== AIM ==
Leave the pictures out. Return all other data exactly.

┄┄┄┄┄┄

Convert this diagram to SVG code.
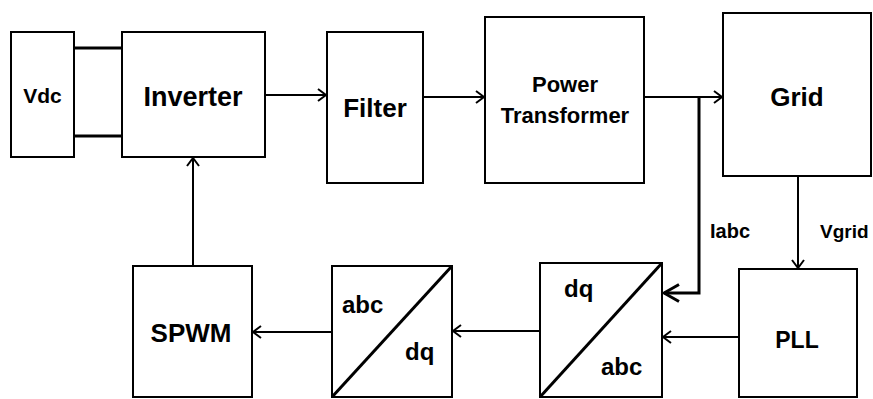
<svg xmlns="http://www.w3.org/2000/svg" width="873" height="399" viewBox="0 0 873 399">
<style>
.box{fill:#fff;stroke:#000;stroke-width:2}
.t{font-family:"Liberation Sans",Arial,sans-serif;font-weight:bold;fill:#000}
.c{text-anchor:middle}
.ln{fill:none;stroke:#000;stroke-width:2}
.thick{fill:none;stroke:#000;stroke-width:3}
.diag{stroke:#000;stroke-width:3}
</style>
<defs>
<marker id="arr" viewBox="0 0 10 14" refX="9" refY="7" markerWidth="10" markerHeight="14" markerUnits="userSpaceOnUse" orient="auto">
<path d="M1,1 L9,7 L1,13" fill="none" stroke="#000" stroke-width="2"/>
</marker>
<marker id="arrBig" viewBox="0 0 18 20" refX="16" refY="10" markerWidth="18" markerHeight="20" markerUnits="userSpaceOnUse" orient="auto">
<path d="M1,1.5 L16,10 L1,18.5" fill="none" stroke="#000" stroke-width="3"/>
</marker>
</defs>
<rect width="873" height="399" fill="#fff"/>
<g id="connectors">
<path class="thick" d="M74,48 H122 M74,136 H122"/>
<path class="ln" d="M265,95 H326" marker-end="url(#arr)"/>
<path class="ln" d="M423,97 H484" marker-end="url(#arr)"/>
<path class="ln" d="M644,97 H722" marker-end="url(#arr)"/>
<path class="thick" d="M699,97 V293 H664" marker-end="url(#arrBig)"/>
<path class="ln" d="M798,176 V268" marker-end="url(#arr)"/>
<path class="ln" d="M739,337 H663" marker-end="url(#arr)"/>
<path class="ln" d="M540,331 H453" marker-end="url(#arr)"/>
<path class="ln" d="M332,332 H253" marker-end="url(#arr)"/>
<path class="ln" d="M193,266 V158" marker-end="url(#arr)"/>
<text class="t" x="710" y="238" font-size="20">Iabc</text>
<text class="t" x="820" y="238" font-size="19">Vgrid</text>
</g>
<g id="vdc">
<rect class="box" x="11" y="32" width="63" height="125"/>
<text class="t c" x="42.5" y="103" font-size="21">Vdc</text>
</g>
<g id="inverter">
<rect class="box" x="122" y="32" width="143" height="125"/>
<text class="t c" x="193" y="106" font-size="27">Inverter</text>
</g>
<g id="filter">
<rect class="box" x="327" y="32" width="96" height="151"/>
<text class="t c" x="375" y="117" font-size="26">Filter</text>
</g>
<g id="transformer">
<rect class="box" x="485" y="17" width="159" height="166"/>
<text class="t c" x="565" y="92" font-size="22">Power</text>
<text class="t c" x="565" y="123" font-size="22">Transformer</text>
</g>
<g id="grid">
<rect class="box" x="723" y="13" width="148" height="163"/>
<text class="t c" x="797" y="106" font-size="26">Grid</text>
</g>
<g id="pll">
<rect class="box" x="739" y="269" width="118" height="128"/>
<text class="t c" x="797" y="348" font-size="23">PLL</text>
</g>
<g id="dq_abc">
<rect class="box" x="540" y="263" width="122" height="134"/>
<line class="diag" x1="662" y1="263" x2="540" y2="397"/>
<text class="t" x="564" y="297" font-size="24">dq</text>
<text class="t" x="601" y="375" font-size="24">abc</text>
</g>
<g id="abc_dq">
<rect class="box" x="332" y="266" width="120" height="131"/>
<line class="diag" x1="452" y1="266" x2="332" y2="397"/>
<text class="t" x="342" y="313" font-size="24">abc</text>
<text class="t" x="405" y="360" font-size="24">dq</text>
</g>
<g id="spwm">
<rect class="box" x="133" y="266" width="119" height="131"/>
<text class="t c" x="191" y="342" font-size="26">SPWM</text>
</g>
</svg>
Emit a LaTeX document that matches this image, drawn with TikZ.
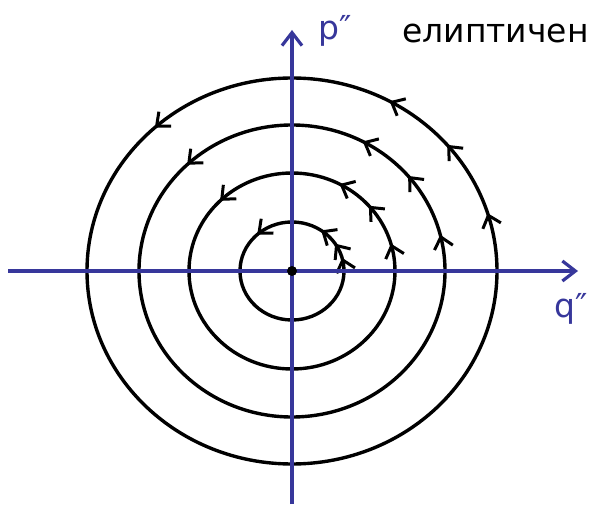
\documentclass[tikz,border=0pt]{standalone}
\usepackage{fontspec}
\usetikzlibrary{arrows.meta,decorations.markings}
\newfontfamily\hand{DejaVu Sans}
\definecolor{axisblue}{RGB}{55,55,155}
\tikzset{
  x=1pt,y=1pt,
  orbit/.style={line width=3.4pt, black},
  axisline/.style={line width=3.4pt, axisblue, -{Straight Barb[length=13pt,width=20pt,line width=3.2pt]}},
  am/.style={postaction={decorate,decoration={markings,mark=at position #1 with {\arrow{Straight Barb[length=11pt,width=19pt,line width=3pt]}}}}},
  lbl/.style={font=\hand\fontsize{33}{36}\selectfont, inner sep=0pt},
}
\begin{document}
\begin{tikzpicture}
\useasboundingbox (0,0) rectangle (603,504);
\coordinate (o) at (292,233);
\coordinate (xs) at (8,233);
\coordinate (xe) at (578,233);
\coordinate (ys) at (292,0);
\coordinate (ye) at (292,474);
% orbits
\draw[orbit,am=0.042,am=0.092,am=0.153,am=0.369] (o) ++(52,0) arc[start angle=0,end angle=360,x radius=52,y radius=49];
\draw[orbit,am=0.044,am=0.114,am=0.172,am=0.375] (o) ++(103,0) arc[start angle=0,end angle=360,x radius=103,y radius=98];
\draw[orbit,am=0.039,am=0.111,am=0.172,am=0.372] (o) ++(153,0) arc[start angle=0,end angle=360,x radius=153,y radius=146];
\draw[orbit,am=0.047,am=0.111,am=0.169,am=0.369] (o) ++(205,0) arc[start angle=0,end angle=360,x radius=205,y radius=193];
% axes
\draw[axisline] (xs) -- (xe);
\draw[axisline] (ys) -- (ye);
\node[circle,fill=black,inner sep=0pt,minimum size=10pt] (dot) at (o) {};
% labels
\node[lbl,text=axisblue,anchor=base west] (plabel) at (318,464) {p″};
\node[lbl,anchor=base west] (title) at (402,461) {елиптичен};
\node[lbl,text=axisblue,anchor=base west] (qlabel) at (554,186) {q″};
\end{tikzpicture}
\end{document}
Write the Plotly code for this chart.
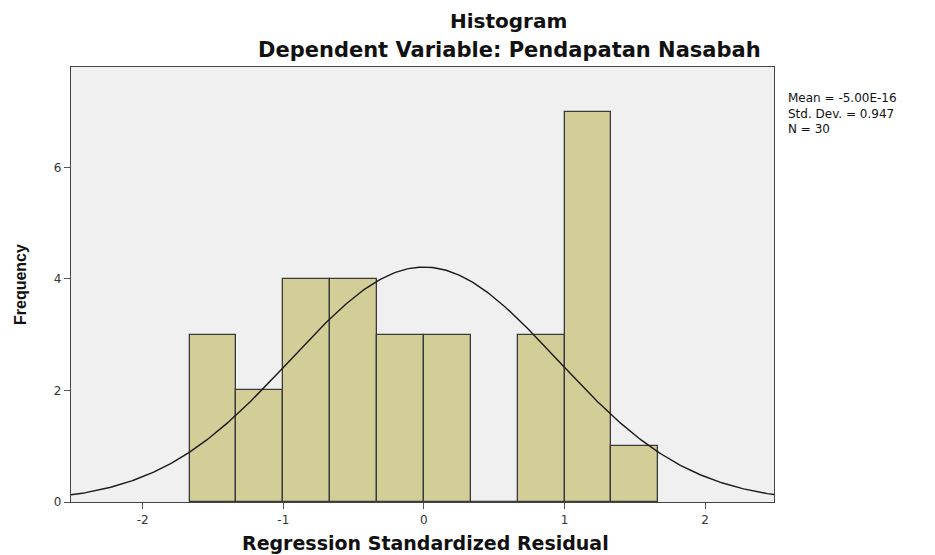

┄┄┄┄┄┄

== RESULT ==
Convert this diagram to SVG code.
<svg xmlns="http://www.w3.org/2000/svg" width="873" height="399" viewBox="0 0 873 399">
<style>
.box{fill:#fff;stroke:#000;stroke-width:2}
.t{font-family:"Liberation Sans",Arial,sans-serif;font-weight:bold;fill:#000}
.c{text-anchor:middle}
.ln{fill:none;stroke:#000;stroke-width:2}
.thick{fill:none;stroke:#000;stroke-width:3}
.diag{stroke:#000;stroke-width:3}
</style>
<defs>
<marker id="arr" viewBox="0 0 10 14" refX="9" refY="7" markerWidth="10" markerHeight="14" markerUnits="userSpaceOnUse" orient="auto">
<path d="M1,1 L9,7 L1,13" fill="none" stroke="#000" stroke-width="2"/>
</marker>
<marker id="arrBig" viewBox="0 0 18 20" refX="16" refY="10" markerWidth="18" markerHeight="20" markerUnits="userSpaceOnUse" orient="auto">
<path d="M1,1.5 L16,10 L1,18.5" fill="none" stroke="#000" stroke-width="3"/>
</marker>
</defs>
<rect width="873" height="399" fill="#fff"/>
<g id="connectors">
<path class="thick" d="M74,48 H122 M74,136 H122"/>
<path class="ln" d="M265,95 H326" marker-end="url(#arr)"/>
<path class="ln" d="M423,97 H484" marker-end="url(#arr)"/>
<path class="ln" d="M644,97 H722" marker-end="url(#arr)"/>
<path class="thick" d="M699,97 V293 H664" marker-end="url(#arrBig)"/>
<path class="ln" d="M798,176 V268" marker-end="url(#arr)"/>
<path class="ln" d="M739,337 H663" marker-end="url(#arr)"/>
<path class="ln" d="M540,331 H453" marker-end="url(#arr)"/>
<path class="ln" d="M332,332 H253" marker-end="url(#arr)"/>
<path class="ln" d="M193,266 V158" marker-end="url(#arr)"/>
<text class="t" x="710" y="238" font-size="20">Iabc</text>
<text class="t" x="820" y="238" font-size="19">Vgrid</text>
</g>
<g id="vdc">
<rect class="box" x="11" y="32" width="63" height="125"/>
<text class="t c" x="42.5" y="103" font-size="21">Vdc</text>
</g>
<g id="inverter">
<rect class="box" x="122" y="32" width="143" height="125"/>
<text class="t c" x="193" y="106" font-size="27">Inverter</text>
</g>
<g id="filter">
<rect class="box" x="327" y="32" width="96" height="151"/>
<text class="t c" x="375" y="117" font-size="26">Filter</text>
</g>
<g id="transformer">
<rect class="box" x="485" y="17" width="159" height="166"/>
<text class="t c" x="565" y="92" font-size="22">Power</text>
<text class="t c" x="565" y="123" font-size="22">Transformer</text>
</g>
<g id="grid">
<rect class="box" x="723" y="13" width="148" height="163"/>
<text class="t c" x="797" y="106" font-size="26">Grid</text>
</g>
<g id="pll">
<rect class="box" x="739" y="269" width="118" height="128"/>
<text class="t c" x="797" y="348" font-size="23">PLL</text>
</g>
<g id="dq_abc">
<rect class="box" x="540" y="263" width="122" height="134"/>
<line class="diag" x1="662" y1="263" x2="540" y2="397"/>
<text class="t" x="564" y="297" font-size="24">dq</text>
<text class="t" x="601" y="375" font-size="24">abc</text>
</g>
<g id="abc_dq">
<rect class="box" x="332" y="266" width="120" height="131"/>
<line class="diag" x1="452" y1="266" x2="332" y2="397"/>
<text class="t" x="342" y="313" font-size="24">abc</text>
<text class="t" x="405" y="360" font-size="24">dq</text>
</g>
<g id="spwm">
<rect class="box" x="133" y="266" width="119" height="131"/>
<text class="t c" x="191" y="342" font-size="26">SPWM</text>
</g>
</svg>
Emit a LaTeX document that matches this image, drawn with TikZ.
\documentclass[tikz,border=0pt]{standalone}
\usepackage{fontspec}
\usetikzlibrary{arrows.meta,decorations.markings}
\newfontfamily\hand{DejaVu Sans}
\definecolor{axisblue}{RGB}{55,55,155}
\tikzset{
  x=1pt,y=1pt,
  orbit/.style={line width=3.4pt, black},
  axisline/.style={line width=3.4pt, axisblue, -{Straight Barb[length=13pt,width=20pt,line width=3.2pt]}},
  am/.style={postaction={decorate,decoration={markings,mark=at position #1 with {\arrow{Straight Barb[length=11pt,width=19pt,line width=3pt]}}}}},
  lbl/.style={font=\hand\fontsize{33}{36}\selectfont, inner sep=0pt},
}
\begin{document}
\begin{tikzpicture}
\useasboundingbox (0,0) rectangle (603,504);
\coordinate (o) at (292,233);
\coordinate (xs) at (8,233);
\coordinate (xe) at (578,233);
\coordinate (ys) at (292,0);
\coordinate (ye) at (292,474);
% orbits
\draw[orbit,am=0.042,am=0.092,am=0.153,am=0.369] (o) ++(52,0) arc[start angle=0,end angle=360,x radius=52,y radius=49];
\draw[orbit,am=0.044,am=0.114,am=0.172,am=0.375] (o) ++(103,0) arc[start angle=0,end angle=360,x radius=103,y radius=98];
\draw[orbit,am=0.039,am=0.111,am=0.172,am=0.372] (o) ++(153,0) arc[start angle=0,end angle=360,x radius=153,y radius=146];
\draw[orbit,am=0.047,am=0.111,am=0.169,am=0.369] (o) ++(205,0) arc[start angle=0,end angle=360,x radius=205,y radius=193];
% axes
\draw[axisline] (xs) -- (xe);
\draw[axisline] (ys) -- (ye);
\node[circle,fill=black,inner sep=0pt,minimum size=10pt] (dot) at (o) {};
% labels
\node[lbl,text=axisblue,anchor=base west] (plabel) at (318,464) {p″};
\node[lbl,anchor=base west] (title) at (402,461) {елиптичен};
\node[lbl,text=axisblue,anchor=base west] (qlabel) at (554,186) {q″};
\end{tikzpicture}
\end{document}
Write the Plotly code for this chart.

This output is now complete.